Pourra-t-il vaincre ses préjugés (y compris sa peur de l’impuissance) et ses blessures anciennes pour avouer son amour et le réaliser, car "Oui, tomber amoureux de quelqu’un quand un monde vous sépare était une chose impossible, elle n’était pas née pour la chaleur ni lui pour le froid", se dit-il quand il envisage même de la ramener avec lui à Cuba ? L’arrivée du printemps sera peut-être l’occasion rêvée, le spectacle de l’Angara en débâcle et des blocs de glace qui se fracassent sous la montée des eaux va-t-elle le libérer lors de son ultime promenade avec Nadejda ? Il va enfin pouvoir constater que "Dieu était une femme, il était elle, et lui l'avait connue, et personne ne pourrait rien lui reprocher. Ni Chango, ni Sainte Barbara, ni son père, ni le Général, ni le dieu des Russes lui-même. Il avait gagné le droit de reposer en paix, le dos contre la terre et le visage tourné vers les constellations".

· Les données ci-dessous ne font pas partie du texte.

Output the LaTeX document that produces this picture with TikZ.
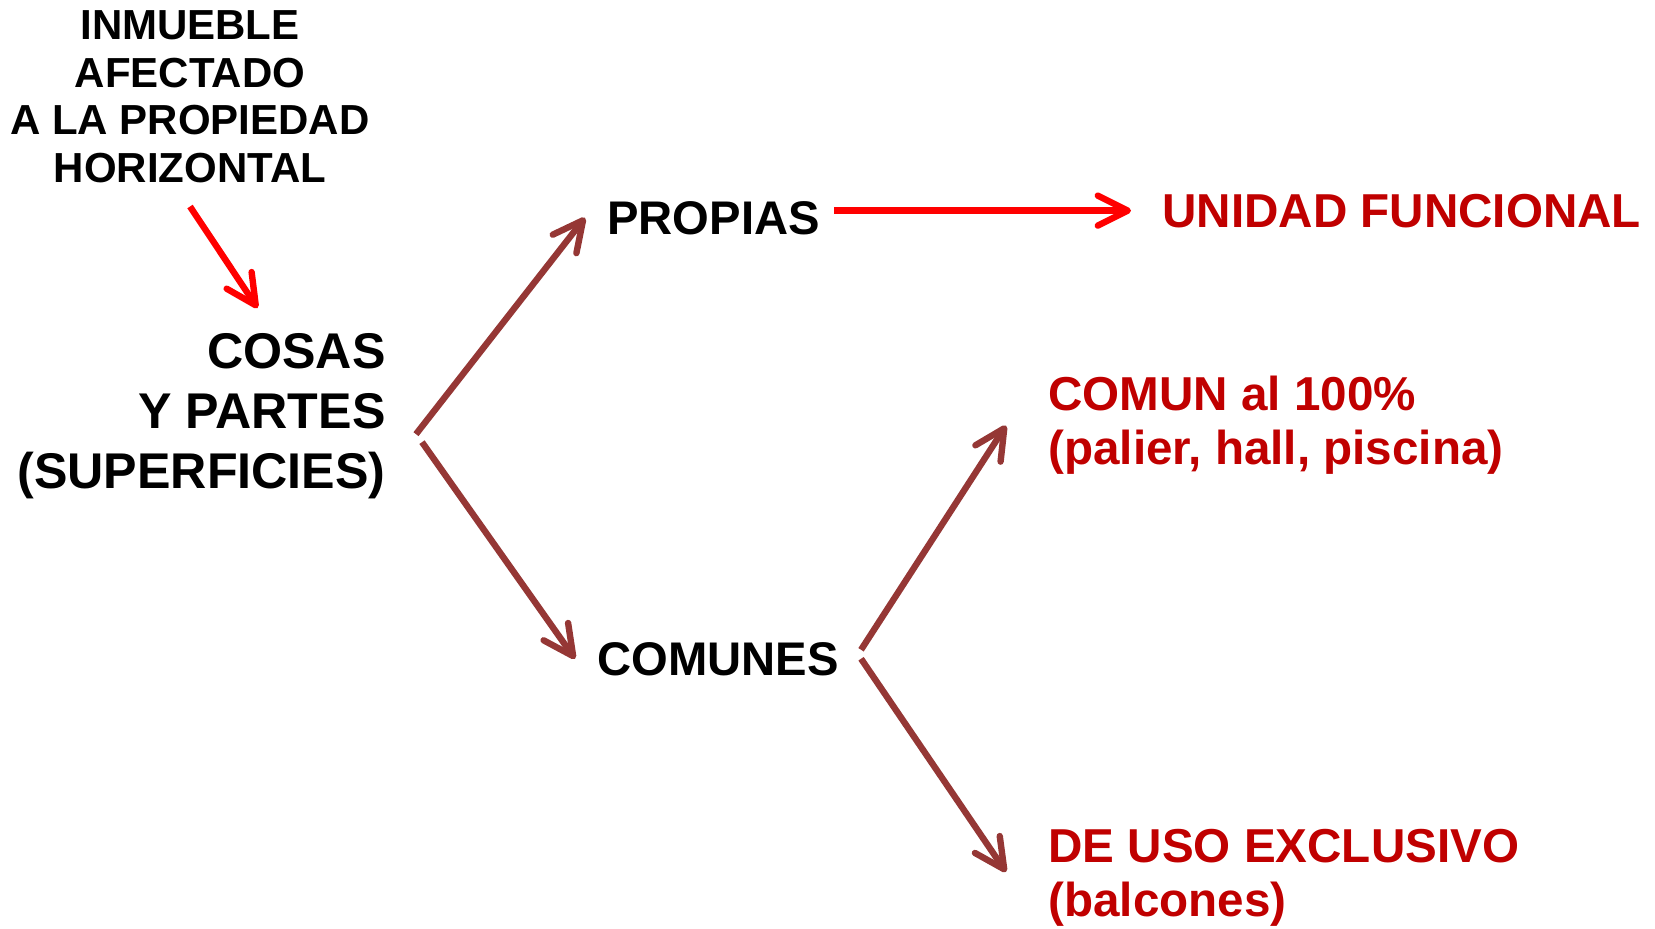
\documentclass[tikz,border=0pt]{standalone}
\usepackage{fontspec}
\setmainfont{Liberation Sans}
\usetikzlibrary{arrows.meta,calc,positioning}
\definecolor{arrowbrown}{RGB}{149,55,53}
\definecolor{textred}{RGB}{192,0,0}
\definecolor{arrowred}{RGB}{255,0,0}

\begin{document}
\begin{tikzpicture}[x=0.5pt,y=-0.5pt]
	\tikzstyle{brownarrow} = [draw=arrowbrown,line width=3.2pt,-{Straight Barb[length=15pt,width=15pt,round]}]
	\tikzstyle{redarrow} = [draw=arrowred,line width=3.2pt,-{Straight Barb[length=15pt,width=15pt,round]}]
	\tikzstyle{small} = [font=\fontsize{21}{23.9}\selectfont\bfseries,inner sep=0pt,align=center]
	\tikzstyle{big} = [font=\fontsize{25.1}{30}\selectfont\bfseries,inner sep=15pt,align=right]
	\tikzstyle{mid} = [font=\fontsize{23.6}{27}\selectfont\bfseries,inner sep=11pt]
	\tikzstyle{leaf} = [font=\fontsize{23.8}{27}\selectfont\bfseries,text=textred,align=left]
	\useasboundingbox (0,0) rectangle (1655,928);
	% Left
	\node[small,anchor=north] at (190,10)(horiz) {INMUEBLE\\AFECTADO\\A LA PROPIEDAD\\HORIZONTAL};
	\node[big,anchor=north east] at (416,303)(cosas) {COSAS\\Y PARTES\\(SUPERFICIES)};
	\draw[redarrow] ([yshift=-11.5pt]horiz.south) -- ([xshift=28pt,yshift=-2.5pt]cosas.north);
	% Middle
	\node[mid,anchor=base west] at (585,234)(propias) {PROPIAS};
	\node[mid,anchor=base west] at (575,675)(comunes) {COMUNES};
	\draw[brownarrow] ([yshift=-9pt]cosas.east) -- (propias.west);
	\draw[brownarrow] ([xshift=3pt,yshift=-13pt]cosas.east) -- (comunes.west);
	% Right
	\node[leaf,inner sep=15.5pt,anchor=base west] at (1131,227)(unidad) {UNIDAD FUNCIONAL};
	\node[leaf,inner sep=21pt,anchor=north west] at (1006,334)(comun) {COMUN al 100\%\\(palier, hall, piscina)};
	\node[leaf,inner sep=21pt,anchor=north west] at (1006,787)(deuso) {DE USO EXCLUSIVO\\(balcones)};
	\draw[redarrow] ([xshift=-4pt]propias.east |- unidad.west) -- (unidad.west);
	\draw[brownarrow] ([yshift=4.5pt]comunes.east) -- (comun.west);
	\draw[brownarrow] (comunes.east) -- ([yshift=3pt]deuso.west);
\end{tikzpicture}
\end{document}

Ce roman, placé sous le signe des quatre éléments ("Air" pour le voyage en avion, "Terre" pour la vie dans les campements, "Feu" pour la virée dans les bains publics et la soûlerie monumentale qui s'ensuit, "Eau" pour le printemps et l’amour), m’a emballé. Notre héros va se révéler à lui-même, tout en allant au bout du monde : il devra affronter ses démons intérieurs tout autant que les défis de la sibérianité (le grand froid sans doute, mais aussi le changement radical de mode de vie et... la vodka) et constater qu’on est toujours l’étranger de quelqu’un. Un très grand roman, remarquablement rendu en français par le regretté François Maspero.